GOAL:
Everything from the line containing "Write the TikZ code for this diagram." down to the line containing "(p5) at (1206,665)" is to be returned exactly; include both boundary lines and leave out all others.

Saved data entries
────────────────

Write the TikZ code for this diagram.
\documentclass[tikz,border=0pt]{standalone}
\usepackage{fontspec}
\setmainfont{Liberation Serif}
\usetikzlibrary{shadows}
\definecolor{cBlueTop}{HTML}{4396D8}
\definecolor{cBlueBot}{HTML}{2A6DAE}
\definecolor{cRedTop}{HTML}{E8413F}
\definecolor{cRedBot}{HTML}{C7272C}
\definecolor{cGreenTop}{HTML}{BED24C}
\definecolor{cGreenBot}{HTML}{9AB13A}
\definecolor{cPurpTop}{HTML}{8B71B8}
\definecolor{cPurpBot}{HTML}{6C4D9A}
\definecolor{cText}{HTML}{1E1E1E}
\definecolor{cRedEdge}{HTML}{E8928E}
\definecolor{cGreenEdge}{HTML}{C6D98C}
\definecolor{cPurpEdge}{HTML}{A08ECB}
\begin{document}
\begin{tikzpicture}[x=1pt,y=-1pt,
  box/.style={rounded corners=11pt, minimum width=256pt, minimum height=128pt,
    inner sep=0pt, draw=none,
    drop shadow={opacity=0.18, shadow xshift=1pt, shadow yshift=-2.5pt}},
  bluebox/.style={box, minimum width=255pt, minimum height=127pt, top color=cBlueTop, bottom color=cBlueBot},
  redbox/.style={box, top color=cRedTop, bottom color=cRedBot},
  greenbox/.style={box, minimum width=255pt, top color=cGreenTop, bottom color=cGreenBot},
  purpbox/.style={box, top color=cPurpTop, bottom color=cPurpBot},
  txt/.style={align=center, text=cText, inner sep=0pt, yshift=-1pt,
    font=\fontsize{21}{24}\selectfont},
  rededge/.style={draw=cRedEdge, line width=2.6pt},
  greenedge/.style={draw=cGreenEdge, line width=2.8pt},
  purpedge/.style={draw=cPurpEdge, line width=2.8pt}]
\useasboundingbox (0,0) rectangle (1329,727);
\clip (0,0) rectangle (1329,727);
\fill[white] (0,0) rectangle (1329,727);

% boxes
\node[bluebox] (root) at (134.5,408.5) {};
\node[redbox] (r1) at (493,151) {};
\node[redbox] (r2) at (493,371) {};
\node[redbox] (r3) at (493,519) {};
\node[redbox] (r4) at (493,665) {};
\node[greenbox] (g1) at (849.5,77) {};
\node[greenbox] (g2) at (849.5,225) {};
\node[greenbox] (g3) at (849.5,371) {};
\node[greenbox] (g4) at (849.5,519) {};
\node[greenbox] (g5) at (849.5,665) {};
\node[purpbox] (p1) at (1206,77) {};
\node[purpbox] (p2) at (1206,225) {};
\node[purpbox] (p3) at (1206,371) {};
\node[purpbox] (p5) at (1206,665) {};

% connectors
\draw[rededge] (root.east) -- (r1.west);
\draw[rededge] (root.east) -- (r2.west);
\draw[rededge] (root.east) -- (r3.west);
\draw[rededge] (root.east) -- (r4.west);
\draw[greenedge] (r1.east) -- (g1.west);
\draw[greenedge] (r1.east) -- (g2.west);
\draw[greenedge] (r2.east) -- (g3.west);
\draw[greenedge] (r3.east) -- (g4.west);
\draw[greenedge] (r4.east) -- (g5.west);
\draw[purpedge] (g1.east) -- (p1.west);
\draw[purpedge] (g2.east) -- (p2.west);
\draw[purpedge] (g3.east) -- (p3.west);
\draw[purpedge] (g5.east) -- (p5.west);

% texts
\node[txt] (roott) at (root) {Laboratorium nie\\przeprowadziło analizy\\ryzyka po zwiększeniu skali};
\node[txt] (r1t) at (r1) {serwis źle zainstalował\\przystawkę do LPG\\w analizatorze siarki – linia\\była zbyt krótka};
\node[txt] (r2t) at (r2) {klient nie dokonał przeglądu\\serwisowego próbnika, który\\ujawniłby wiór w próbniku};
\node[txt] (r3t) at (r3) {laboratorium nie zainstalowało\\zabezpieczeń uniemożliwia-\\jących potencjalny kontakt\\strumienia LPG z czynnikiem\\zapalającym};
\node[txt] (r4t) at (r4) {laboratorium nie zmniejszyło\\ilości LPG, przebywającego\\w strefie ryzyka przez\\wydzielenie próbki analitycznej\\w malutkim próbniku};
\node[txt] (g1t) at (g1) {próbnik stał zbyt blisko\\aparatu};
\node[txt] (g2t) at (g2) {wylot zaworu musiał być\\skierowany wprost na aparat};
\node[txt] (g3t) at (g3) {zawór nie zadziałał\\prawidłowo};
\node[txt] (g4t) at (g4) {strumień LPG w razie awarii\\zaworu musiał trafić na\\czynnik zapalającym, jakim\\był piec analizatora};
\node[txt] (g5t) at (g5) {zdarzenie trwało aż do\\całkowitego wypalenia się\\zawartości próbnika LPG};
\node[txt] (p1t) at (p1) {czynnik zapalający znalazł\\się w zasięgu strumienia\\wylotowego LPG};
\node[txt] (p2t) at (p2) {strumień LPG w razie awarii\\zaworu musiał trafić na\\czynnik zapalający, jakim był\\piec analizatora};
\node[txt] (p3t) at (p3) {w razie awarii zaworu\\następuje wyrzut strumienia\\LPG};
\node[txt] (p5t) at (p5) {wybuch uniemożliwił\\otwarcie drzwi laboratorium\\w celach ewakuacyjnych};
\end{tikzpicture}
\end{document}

────────────────

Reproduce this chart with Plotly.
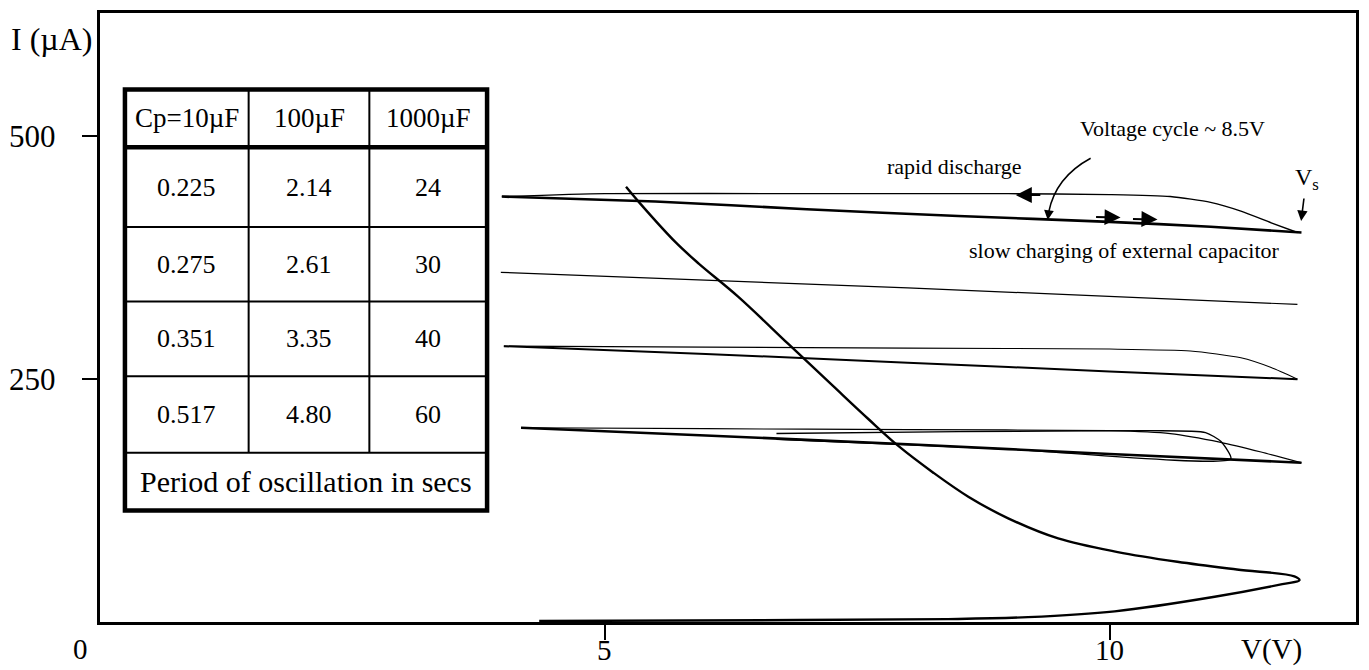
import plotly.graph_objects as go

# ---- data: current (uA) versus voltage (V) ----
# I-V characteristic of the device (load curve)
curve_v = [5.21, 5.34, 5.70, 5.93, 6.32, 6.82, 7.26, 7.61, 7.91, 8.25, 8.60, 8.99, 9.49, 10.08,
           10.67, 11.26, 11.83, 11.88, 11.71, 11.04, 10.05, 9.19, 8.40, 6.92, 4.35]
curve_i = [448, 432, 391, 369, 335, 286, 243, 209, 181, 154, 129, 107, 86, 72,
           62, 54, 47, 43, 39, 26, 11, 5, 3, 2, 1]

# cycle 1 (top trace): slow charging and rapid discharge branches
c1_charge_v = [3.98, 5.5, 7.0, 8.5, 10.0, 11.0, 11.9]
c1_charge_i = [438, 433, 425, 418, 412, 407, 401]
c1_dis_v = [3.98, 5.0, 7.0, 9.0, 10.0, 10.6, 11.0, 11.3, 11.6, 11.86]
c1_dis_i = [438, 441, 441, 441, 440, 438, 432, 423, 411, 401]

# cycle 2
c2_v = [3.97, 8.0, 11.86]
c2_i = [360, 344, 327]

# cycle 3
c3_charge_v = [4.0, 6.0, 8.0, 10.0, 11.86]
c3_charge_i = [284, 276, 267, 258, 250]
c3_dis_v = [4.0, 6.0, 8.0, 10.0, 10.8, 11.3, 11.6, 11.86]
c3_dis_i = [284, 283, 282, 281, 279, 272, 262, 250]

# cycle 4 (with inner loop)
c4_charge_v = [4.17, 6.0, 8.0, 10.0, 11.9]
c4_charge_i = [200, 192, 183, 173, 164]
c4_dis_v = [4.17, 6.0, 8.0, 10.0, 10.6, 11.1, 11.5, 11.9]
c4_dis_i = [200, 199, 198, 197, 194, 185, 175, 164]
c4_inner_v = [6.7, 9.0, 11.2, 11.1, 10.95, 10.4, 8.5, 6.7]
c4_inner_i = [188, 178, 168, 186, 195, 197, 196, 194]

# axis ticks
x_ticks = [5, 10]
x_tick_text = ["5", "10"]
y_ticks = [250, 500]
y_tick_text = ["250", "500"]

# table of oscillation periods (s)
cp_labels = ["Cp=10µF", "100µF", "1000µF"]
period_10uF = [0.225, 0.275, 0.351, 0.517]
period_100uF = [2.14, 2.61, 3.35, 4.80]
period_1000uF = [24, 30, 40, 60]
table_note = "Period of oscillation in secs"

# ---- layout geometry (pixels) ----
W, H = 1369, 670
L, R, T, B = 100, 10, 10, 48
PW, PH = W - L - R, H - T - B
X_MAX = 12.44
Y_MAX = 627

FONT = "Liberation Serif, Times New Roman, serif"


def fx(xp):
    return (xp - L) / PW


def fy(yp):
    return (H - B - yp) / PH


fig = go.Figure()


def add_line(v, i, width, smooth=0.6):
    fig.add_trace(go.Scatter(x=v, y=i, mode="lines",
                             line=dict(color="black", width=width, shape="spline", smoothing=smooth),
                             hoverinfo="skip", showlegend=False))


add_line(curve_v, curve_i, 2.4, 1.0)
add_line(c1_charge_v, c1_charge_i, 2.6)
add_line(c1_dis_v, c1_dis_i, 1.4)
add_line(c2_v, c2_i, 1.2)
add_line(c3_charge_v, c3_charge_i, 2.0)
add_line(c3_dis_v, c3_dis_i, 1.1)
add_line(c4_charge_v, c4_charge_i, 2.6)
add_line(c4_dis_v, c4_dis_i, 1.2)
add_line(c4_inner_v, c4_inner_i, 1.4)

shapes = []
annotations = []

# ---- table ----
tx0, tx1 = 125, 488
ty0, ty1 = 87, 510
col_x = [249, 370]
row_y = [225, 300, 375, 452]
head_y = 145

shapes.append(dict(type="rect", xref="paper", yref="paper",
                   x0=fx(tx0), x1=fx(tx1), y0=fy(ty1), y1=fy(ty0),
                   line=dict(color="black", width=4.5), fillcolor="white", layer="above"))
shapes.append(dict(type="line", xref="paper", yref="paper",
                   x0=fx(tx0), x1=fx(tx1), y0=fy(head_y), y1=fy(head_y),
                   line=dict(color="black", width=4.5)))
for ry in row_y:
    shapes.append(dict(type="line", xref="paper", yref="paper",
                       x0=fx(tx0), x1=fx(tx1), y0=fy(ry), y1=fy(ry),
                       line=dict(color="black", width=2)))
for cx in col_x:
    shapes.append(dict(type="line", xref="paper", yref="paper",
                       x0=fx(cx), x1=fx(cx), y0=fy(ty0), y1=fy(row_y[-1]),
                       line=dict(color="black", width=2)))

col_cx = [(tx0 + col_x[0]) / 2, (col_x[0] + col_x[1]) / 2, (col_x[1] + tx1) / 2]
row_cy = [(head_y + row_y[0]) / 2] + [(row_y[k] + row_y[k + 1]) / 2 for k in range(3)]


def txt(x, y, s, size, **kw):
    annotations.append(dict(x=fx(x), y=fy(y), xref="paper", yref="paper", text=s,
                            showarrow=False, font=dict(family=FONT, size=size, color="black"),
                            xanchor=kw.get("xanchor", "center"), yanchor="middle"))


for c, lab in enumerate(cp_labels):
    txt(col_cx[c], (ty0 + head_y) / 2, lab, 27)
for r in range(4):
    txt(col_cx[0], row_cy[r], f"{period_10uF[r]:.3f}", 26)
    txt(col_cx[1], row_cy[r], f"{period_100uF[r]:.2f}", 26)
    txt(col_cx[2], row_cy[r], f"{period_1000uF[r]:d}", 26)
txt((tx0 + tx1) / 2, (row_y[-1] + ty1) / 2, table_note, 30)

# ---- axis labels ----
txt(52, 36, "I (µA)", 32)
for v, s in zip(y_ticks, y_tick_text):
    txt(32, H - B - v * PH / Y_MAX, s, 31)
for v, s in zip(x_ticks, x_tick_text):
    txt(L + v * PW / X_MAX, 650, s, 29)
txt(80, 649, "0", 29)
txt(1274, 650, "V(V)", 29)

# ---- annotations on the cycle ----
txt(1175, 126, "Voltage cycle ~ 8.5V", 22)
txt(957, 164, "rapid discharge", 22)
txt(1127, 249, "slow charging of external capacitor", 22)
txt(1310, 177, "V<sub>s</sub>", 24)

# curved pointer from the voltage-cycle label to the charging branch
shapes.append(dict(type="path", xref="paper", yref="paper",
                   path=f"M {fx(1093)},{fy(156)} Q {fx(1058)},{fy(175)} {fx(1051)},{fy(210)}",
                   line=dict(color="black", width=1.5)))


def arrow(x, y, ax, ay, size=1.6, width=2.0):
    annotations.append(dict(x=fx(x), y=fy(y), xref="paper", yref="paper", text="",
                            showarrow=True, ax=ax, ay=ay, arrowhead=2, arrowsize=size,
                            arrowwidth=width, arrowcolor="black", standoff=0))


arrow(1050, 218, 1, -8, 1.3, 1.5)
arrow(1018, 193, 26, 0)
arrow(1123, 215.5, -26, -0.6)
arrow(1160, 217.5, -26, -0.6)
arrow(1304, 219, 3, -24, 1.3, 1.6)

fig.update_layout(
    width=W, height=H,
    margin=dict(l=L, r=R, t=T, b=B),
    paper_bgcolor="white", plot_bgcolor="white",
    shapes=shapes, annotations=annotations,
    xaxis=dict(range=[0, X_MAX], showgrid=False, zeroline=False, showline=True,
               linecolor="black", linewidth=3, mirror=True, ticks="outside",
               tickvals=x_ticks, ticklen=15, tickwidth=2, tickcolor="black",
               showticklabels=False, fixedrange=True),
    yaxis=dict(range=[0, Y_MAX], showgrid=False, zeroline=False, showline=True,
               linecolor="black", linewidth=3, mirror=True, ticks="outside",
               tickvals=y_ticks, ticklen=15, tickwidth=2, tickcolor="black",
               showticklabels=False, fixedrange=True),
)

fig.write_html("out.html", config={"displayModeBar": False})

────────────────

THE OUTPUT:
Write the TikZ code for this diagram.
\documentclass[tikz,border=0pt]{standalone}
\usepackage{fontspec}
\setmainfont{Liberation Serif}
\usetikzlibrary{shadows}
\definecolor{cBlueTop}{HTML}{4396D8}
\definecolor{cBlueBot}{HTML}{2A6DAE}
\definecolor{cRedTop}{HTML}{E8413F}
\definecolor{cRedBot}{HTML}{C7272C}
\definecolor{cGreenTop}{HTML}{BED24C}
\definecolor{cGreenBot}{HTML}{9AB13A}
\definecolor{cPurpTop}{HTML}{8B71B8}
\definecolor{cPurpBot}{HTML}{6C4D9A}
\definecolor{cText}{HTML}{1E1E1E}
\definecolor{cRedEdge}{HTML}{E8928E}
\definecolor{cGreenEdge}{HTML}{C6D98C}
\definecolor{cPurpEdge}{HTML}{A08ECB}
\begin{document}
\begin{tikzpicture}[x=1pt,y=-1pt,
  box/.style={rounded corners=11pt, minimum width=256pt, minimum height=128pt,
    inner sep=0pt, draw=none,
    drop shadow={opacity=0.18, shadow xshift=1pt, shadow yshift=-2.5pt}},
  bluebox/.style={box, minimum width=255pt, minimum height=127pt, top color=cBlueTop, bottom color=cBlueBot},
  redbox/.style={box, top color=cRedTop, bottom color=cRedBot},
  greenbox/.style={box, minimum width=255pt, top color=cGreenTop, bottom color=cGreenBot},
  purpbox/.style={box, top color=cPurpTop, bottom color=cPurpBot},
  txt/.style={align=center, text=cText, inner sep=0pt, yshift=-1pt,
    font=\fontsize{21}{24}\selectfont},
  rededge/.style={draw=cRedEdge, line width=2.6pt},
  greenedge/.style={draw=cGreenEdge, line width=2.8pt},
  purpedge/.style={draw=cPurpEdge, line width=2.8pt}]
\useasboundingbox (0,0) rectangle (1329,727);
\clip (0,0) rectangle (1329,727);
\fill[white] (0,0) rectangle (1329,727);

% boxes
\node[bluebox] (root) at (134.5,408.5) {};
\node[redbox] (r1) at (493,151) {};
\node[redbox] (r2) at (493,371) {};
\node[redbox] (r3) at (493,519) {};
\node[redbox] (r4) at (493,665) {};
\node[greenbox] (g1) at (849.5,77) {};
\node[greenbox] (g2) at (849.5,225) {};
\node[greenbox] (g3) at (849.5,371) {};
\node[greenbox] (g4) at (849.5,519) {};
\node[greenbox] (g5) at (849.5,665) {};
\node[purpbox] (p1) at (1206,77) {};
\node[purpbox] (p2) at (1206,225) {};
\node[purpbox] (p3) at (1206,371) {};
\node[purpbox] (p5) at (1206,665) {};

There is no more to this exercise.